Autocratic and illiberal leaders are using the coronavirus crisis to weaponize insecurity, says journalist and historian Anne Applebaum. She talks to Financial Times’ columnist Gideon Rachman about the threat to democracy as authoritarians exploit public willingness to have freedoms curtailed during the coronavirus crisis.
Leaders like Viktor Orban in Hungary are “weaponizing this moment of insecurity,” says Applebaum, a board member of the National Endowment for Democracy (NED).
Shaken by an unprecedented peaceful protest movement that has been going on for over a year, the Algerian authorities are capitalizing on the coronavirus outbreak to strike back at civil society and opposition figures in a desperate effort to stifle dissent and end the protests, analyst Dalia Ghanem observes. The arrest and summons of protestors to go to police stations underline that human rights in Algeria are under threat, she writes for @CarnegieMEC.
Covid-19 will be a test of legitimacy for all modes of state governance, says analyst Bruno Tertrais. Will that mean that it could be the indirect cause of new revolts or revolutions? Probably not in the short term, as societies will be, for several months, too weakened and preoccupied with a possible return to normal life.
The rise of populism could come to a halt, he writes for the Fondation pour la recherche stratégique:
- Firstly because one of its characteristics is the distrust of expertise and institutions. Such distrust had certainly not disappeared at the beginning of April (as the chloroquine controversy, for example, showed). But its possible human and financial costs will certainly be pointed out in the end.
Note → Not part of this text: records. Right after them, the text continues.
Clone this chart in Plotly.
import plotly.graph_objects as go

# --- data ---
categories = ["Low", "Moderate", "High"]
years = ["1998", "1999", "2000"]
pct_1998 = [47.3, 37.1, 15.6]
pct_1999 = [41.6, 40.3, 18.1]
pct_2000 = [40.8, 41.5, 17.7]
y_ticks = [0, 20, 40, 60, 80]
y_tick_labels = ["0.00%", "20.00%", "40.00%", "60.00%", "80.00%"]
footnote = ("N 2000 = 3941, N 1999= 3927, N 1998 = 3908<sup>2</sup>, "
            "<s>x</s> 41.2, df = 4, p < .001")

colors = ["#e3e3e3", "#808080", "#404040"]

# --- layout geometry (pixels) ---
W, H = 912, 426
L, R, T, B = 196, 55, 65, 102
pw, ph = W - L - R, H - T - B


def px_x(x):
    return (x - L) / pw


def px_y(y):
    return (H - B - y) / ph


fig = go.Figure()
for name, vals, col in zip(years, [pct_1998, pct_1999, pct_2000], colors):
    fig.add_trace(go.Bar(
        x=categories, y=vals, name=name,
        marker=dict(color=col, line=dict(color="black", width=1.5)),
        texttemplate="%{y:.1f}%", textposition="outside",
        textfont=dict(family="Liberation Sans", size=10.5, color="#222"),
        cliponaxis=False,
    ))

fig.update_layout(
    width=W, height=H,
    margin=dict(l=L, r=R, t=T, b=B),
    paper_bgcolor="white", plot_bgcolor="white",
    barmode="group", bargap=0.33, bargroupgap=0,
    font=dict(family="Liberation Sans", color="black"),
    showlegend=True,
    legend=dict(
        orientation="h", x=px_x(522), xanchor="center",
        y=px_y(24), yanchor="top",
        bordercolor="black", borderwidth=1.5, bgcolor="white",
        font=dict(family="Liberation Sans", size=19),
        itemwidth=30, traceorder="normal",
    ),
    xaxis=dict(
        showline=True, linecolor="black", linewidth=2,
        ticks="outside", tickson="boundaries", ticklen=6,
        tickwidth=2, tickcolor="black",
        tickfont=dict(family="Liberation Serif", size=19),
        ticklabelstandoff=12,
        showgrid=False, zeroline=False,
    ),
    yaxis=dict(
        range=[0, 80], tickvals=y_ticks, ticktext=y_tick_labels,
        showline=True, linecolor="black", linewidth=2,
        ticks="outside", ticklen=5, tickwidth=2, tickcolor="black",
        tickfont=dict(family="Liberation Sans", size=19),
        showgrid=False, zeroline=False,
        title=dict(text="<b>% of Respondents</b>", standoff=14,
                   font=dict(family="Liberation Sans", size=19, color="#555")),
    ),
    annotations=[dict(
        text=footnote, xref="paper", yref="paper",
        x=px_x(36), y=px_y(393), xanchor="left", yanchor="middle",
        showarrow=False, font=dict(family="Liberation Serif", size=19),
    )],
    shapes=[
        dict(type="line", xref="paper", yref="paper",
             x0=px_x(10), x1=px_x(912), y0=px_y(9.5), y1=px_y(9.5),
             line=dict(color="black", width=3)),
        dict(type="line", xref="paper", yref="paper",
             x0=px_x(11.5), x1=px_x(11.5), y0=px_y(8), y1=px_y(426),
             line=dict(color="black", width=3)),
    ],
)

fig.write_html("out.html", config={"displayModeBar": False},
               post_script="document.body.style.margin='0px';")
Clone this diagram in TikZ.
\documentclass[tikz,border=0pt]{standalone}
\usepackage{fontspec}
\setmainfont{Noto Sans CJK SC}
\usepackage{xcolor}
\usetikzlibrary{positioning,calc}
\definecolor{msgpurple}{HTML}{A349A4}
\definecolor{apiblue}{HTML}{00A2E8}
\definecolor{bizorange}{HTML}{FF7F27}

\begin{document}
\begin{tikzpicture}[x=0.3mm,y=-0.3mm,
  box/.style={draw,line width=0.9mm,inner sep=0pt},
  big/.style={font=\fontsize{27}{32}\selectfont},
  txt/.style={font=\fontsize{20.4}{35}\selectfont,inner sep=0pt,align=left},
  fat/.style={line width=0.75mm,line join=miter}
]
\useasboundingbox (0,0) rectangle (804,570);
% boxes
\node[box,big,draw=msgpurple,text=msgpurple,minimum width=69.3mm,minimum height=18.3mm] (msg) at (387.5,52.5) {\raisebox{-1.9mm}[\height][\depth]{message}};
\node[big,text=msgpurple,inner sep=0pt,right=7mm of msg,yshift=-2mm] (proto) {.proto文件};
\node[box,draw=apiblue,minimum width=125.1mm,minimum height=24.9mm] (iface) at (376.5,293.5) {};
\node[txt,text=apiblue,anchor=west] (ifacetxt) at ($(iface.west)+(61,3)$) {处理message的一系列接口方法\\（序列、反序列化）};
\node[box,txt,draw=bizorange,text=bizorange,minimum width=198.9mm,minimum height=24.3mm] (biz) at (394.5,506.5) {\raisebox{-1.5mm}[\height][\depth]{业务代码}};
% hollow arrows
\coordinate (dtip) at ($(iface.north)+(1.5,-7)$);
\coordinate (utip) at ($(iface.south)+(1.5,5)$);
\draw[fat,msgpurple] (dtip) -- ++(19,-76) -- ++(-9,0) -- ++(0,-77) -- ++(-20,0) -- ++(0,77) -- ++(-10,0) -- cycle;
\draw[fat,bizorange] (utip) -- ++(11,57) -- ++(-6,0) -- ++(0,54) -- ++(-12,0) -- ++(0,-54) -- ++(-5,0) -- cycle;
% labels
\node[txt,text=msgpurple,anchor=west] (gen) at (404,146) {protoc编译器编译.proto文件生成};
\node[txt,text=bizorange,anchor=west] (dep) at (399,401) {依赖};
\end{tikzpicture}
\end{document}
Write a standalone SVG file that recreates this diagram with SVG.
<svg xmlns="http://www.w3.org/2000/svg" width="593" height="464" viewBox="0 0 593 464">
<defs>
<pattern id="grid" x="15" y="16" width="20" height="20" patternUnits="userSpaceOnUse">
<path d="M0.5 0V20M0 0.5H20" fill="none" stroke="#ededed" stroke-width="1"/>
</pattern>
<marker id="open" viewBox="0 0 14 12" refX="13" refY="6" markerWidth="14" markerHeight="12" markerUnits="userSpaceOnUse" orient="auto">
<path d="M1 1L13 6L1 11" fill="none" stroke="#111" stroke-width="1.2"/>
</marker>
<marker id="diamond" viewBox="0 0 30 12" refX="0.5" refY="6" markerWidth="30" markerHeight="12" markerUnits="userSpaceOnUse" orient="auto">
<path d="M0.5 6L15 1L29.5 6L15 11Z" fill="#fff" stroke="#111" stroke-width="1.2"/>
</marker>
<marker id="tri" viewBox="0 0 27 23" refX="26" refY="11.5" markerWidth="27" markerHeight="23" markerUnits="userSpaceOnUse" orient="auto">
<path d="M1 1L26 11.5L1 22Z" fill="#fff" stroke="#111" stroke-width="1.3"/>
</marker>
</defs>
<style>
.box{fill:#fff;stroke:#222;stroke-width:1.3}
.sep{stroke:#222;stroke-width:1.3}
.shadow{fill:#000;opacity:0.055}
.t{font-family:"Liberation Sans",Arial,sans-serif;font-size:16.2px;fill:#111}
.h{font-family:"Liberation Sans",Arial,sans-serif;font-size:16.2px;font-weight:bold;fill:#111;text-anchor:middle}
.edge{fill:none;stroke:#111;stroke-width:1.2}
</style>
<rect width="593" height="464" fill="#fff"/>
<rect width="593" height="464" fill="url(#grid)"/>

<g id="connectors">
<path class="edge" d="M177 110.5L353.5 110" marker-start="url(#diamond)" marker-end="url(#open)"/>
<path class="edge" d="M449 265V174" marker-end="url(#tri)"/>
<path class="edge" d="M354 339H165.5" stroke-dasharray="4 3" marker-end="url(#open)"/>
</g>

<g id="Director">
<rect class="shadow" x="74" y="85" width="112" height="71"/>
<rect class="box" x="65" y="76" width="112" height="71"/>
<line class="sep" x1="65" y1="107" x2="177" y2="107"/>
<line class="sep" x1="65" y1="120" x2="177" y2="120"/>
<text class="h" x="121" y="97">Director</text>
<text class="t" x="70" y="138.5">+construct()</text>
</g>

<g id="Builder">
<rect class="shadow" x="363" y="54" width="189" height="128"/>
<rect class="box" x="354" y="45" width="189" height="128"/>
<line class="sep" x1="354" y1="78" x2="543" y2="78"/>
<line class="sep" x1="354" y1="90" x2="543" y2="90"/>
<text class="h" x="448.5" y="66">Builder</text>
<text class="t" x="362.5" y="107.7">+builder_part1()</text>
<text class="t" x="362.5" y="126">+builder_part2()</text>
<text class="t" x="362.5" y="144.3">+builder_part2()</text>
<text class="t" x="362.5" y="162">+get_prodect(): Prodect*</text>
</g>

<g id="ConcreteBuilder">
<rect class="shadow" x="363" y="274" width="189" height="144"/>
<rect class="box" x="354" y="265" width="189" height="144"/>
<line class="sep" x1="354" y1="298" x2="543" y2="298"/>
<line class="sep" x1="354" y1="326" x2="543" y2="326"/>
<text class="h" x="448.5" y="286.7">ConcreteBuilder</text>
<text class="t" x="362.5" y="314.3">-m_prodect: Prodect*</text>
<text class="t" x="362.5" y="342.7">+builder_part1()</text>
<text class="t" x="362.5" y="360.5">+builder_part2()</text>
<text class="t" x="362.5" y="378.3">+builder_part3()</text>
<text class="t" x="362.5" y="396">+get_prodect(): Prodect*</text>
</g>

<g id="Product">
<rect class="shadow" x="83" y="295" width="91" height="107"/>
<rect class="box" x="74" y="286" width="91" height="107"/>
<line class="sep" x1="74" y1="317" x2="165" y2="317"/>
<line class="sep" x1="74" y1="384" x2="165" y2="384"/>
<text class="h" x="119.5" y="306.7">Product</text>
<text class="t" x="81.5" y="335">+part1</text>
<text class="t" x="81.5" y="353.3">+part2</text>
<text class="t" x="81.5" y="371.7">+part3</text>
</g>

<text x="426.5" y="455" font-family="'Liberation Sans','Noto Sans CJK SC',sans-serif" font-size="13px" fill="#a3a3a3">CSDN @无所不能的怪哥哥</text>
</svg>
- Secondly, because most populist leaders …….have so far shown a certain inability to be receptive to the immediate concerns of their fellow citizens, and to express the necessary empathy.
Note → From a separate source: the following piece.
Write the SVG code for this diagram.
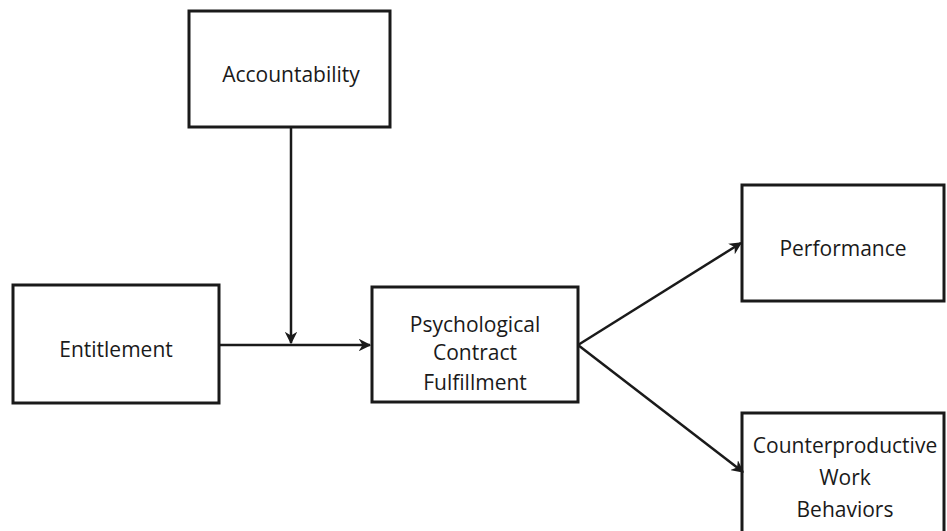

COVID-19 may well not alter – much less reverse – tendencies evident before the crisis, argues Dani Rodrik, Professor of International Political Economy at Harvard University’s John F. Kennedy School of Government.
Neoliberalism will continue its slow death. Populist autocrats will become even more authoritarian. Hyper-globalization will remain on the defensive as nation-states reclaim policy space, he writes for Project Syndicate. China and the US will continue on their collision course. And the battle within nation-states among oligarchs, authoritarian populists, and liberal internationalists will intensify, while the left struggles to devise a program that appeals to a majority of voters.
The COVID-19 pandemic has something for everyone. Nobody is immune to the Rorschach test—and certainly not big-picture thinkers who seem convinced that the pandemic is a turning point, notes analyst Dalibor Rohac.
“This is not a temporary rupture in an otherwise stable equilibrium,” writes John Gray in an intriguing piece in the the New Statesman. “Yes, the storm will pass, humankind will survive, most of us will still be alive—but we will inhabit a different world,” Yuval Noah Harari writes in a widely quoted article in the Financial Times, in which he outlines the stark choices facing humankind after the crisis: between the surveillance state and citizen empowerment, political parochialism and global cooperation.
The effects on the human psyche and our shared culture are even harder to pin down than the economic effects, he writes for the American Interest. This may be yet another step in the direction of the loneliness crisis, with corrosive political effects. Counterintuitively, though, the ongoing collective “mobilization” in the form of individuals staying at home can provide a shared experience that will cut through ideological and partisan lines and reinvigorate our civic interactions once the era of self-isolation ends.
But there are good reasons to doubt Stephen Walt’s thesis that “Covid-19 will also accelerate the shift in power and influence from west to east. The response in Europe and America has been slow and haphazard by comparison [with China, South Korea and Singapore], further tarnishing the aura of the western ‘brand’”, Tertrais adds.